The Michigan Naval Militia was founded in 1893. It is currently an unorganized naval militia of the U.S. state and is recognized as a component of the militia of Michigan. The Michigan Naval Militia, along with the Michigan National Guard and the Michigan Volunteer Defense Force, exists as one of the military components of Michigan's organized militia.

==History==
During the Spanish–American War, members of the Michigan Naval Militia, organized into the Michigan Naval Brigade, constituted the majority of the crew of . During the war, Yosemite intercepted the Spanish steamer SS Antonio Lopez, beginning the Third Battle of San Juan.
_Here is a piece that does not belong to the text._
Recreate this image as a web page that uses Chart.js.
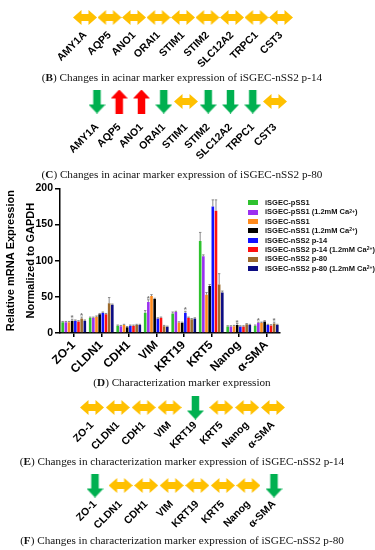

The naval militia remained active through World War I, and included a University of Michigan division. During the war, members of the Michigan Naval Militia served in Naval Railway Battery crews on the Western Front.From 1922 through the Second World War the USS Dubuque, Patrol Gunboat 17 served as a training vessel crewed by the reservists. It was federalized in November, 1940 and after refitting at Boston Navy Yard was based at Little Creek, Virginia and trained the Naval Armed Guard crews of merchant vessels throughout the war.

==Personnel==
Naval militias are partially regulated and equipped by the federal government, and membership requirements are set in accordance with federal standards. Under 10 U.S. Code § 7854, in order to be eligible for access to "vessels, material, armament, equipment, and other facilities of the Navy and the Marine Corps available to the Navy Reserve and the Marine Corps Reserve", at least 95% of members of the naval militia must also be members of the United States Navy Reserve or the United States Marine Corps Reserve.

==Legal status==
Naval militias of U.S. states are recognized as a component of the organized militia of the United States under 10 U.S. Code §7851. Michigan law recognizes the Michigan Naval Militia as a component of the militia of Michigan. Therefore, the Michigan Legislature has the legal authority to reactivate the naval militia.